Let H be a subgroup of G. Let $g_1,g_2\in G$. Prove that the following conditions are equivalent:
i.$g_1H=g_2H$
ii.$Hg_1^{-1}=Hg_2^{-1}$
iii.$g_2\in g_1H$
iv.$g_1^{-1}g_2\in H$
This was a question given in a book. However, I am not been able to get how can we say that i. implies ii.. If $g_1H=g_2H$, then we can say for, $h_1,h_2\in H$, we have $g_1h_1=g_2h_2$ and hence, $g_2=g_1h_1h_2^{-1}$. Now, $h=h_1h_2^{-1}\in H$ and thus, $g_2=g_1h$ . So, we can say $g_2\in g_1H$. Now, if $g_2=g_1h$, then $g_1^{-1}g_2=h\in H$. So, we can say that, $g_1^{-1}g_2=\in H$. Thus , we see that i.implies iii. and iii. implies iv.. But how to prove i. implies ii. ? Also then if we prove i. implies ii. , then can we say ii. imples iii. since i. imples ii. ? How to show that ii. implies iii. ? If we can show that i. implies ii. and ii. implies iii. , I think we can say that all the following conditions are equivalent, right?

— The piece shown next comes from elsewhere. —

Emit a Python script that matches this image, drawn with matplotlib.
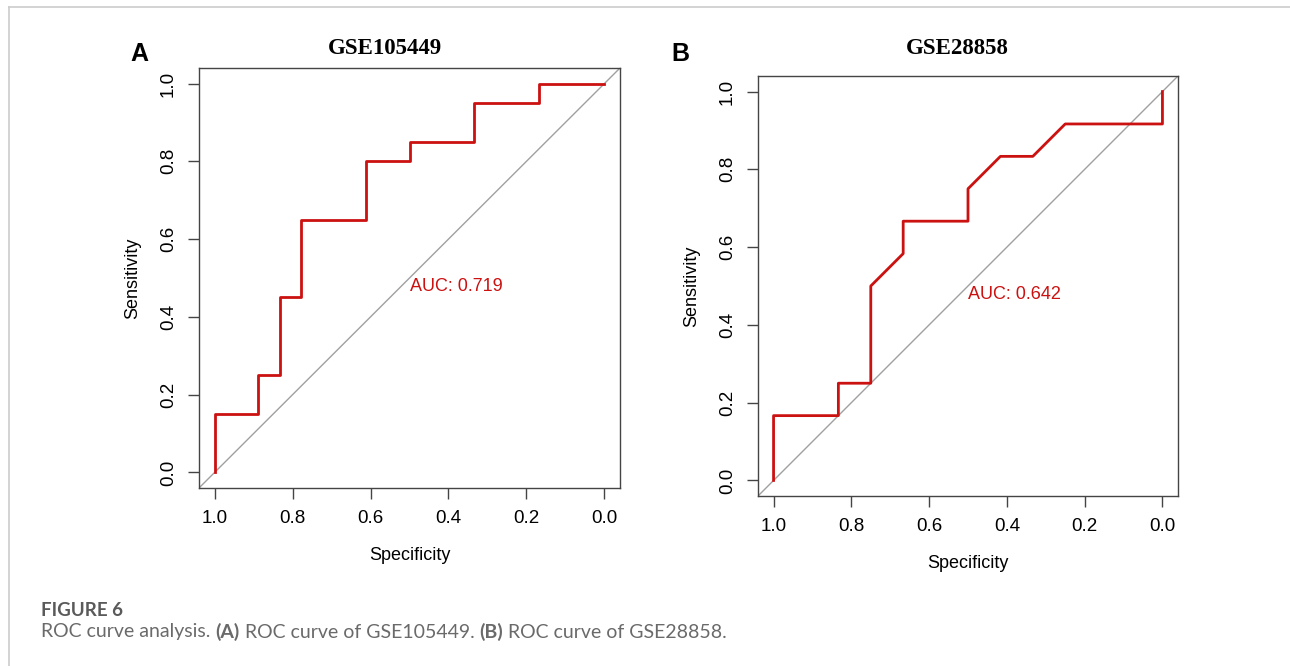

I think we dont need to show that ii. implies i. (which may not be the case also) as the question asks us to show that i,ii,iii,iv are equivalent .But how to prove it ? I am not quite getting it.
Best Answer
$$g_{1}H=g_{2}H \implies g_{1}=g_{1}e=g_{2}h \implies g_{1}^{-1}=h^{-1}g_{2}^{-1} $$ So $$\forall k\in H, kg_{1}^{-1}=kh^{-1}g_{2}^{-1}\implies Hg_{1}^{-1} \subset Hg_{2}^{-1}$$ In the same way u can prove the reverse inclusion.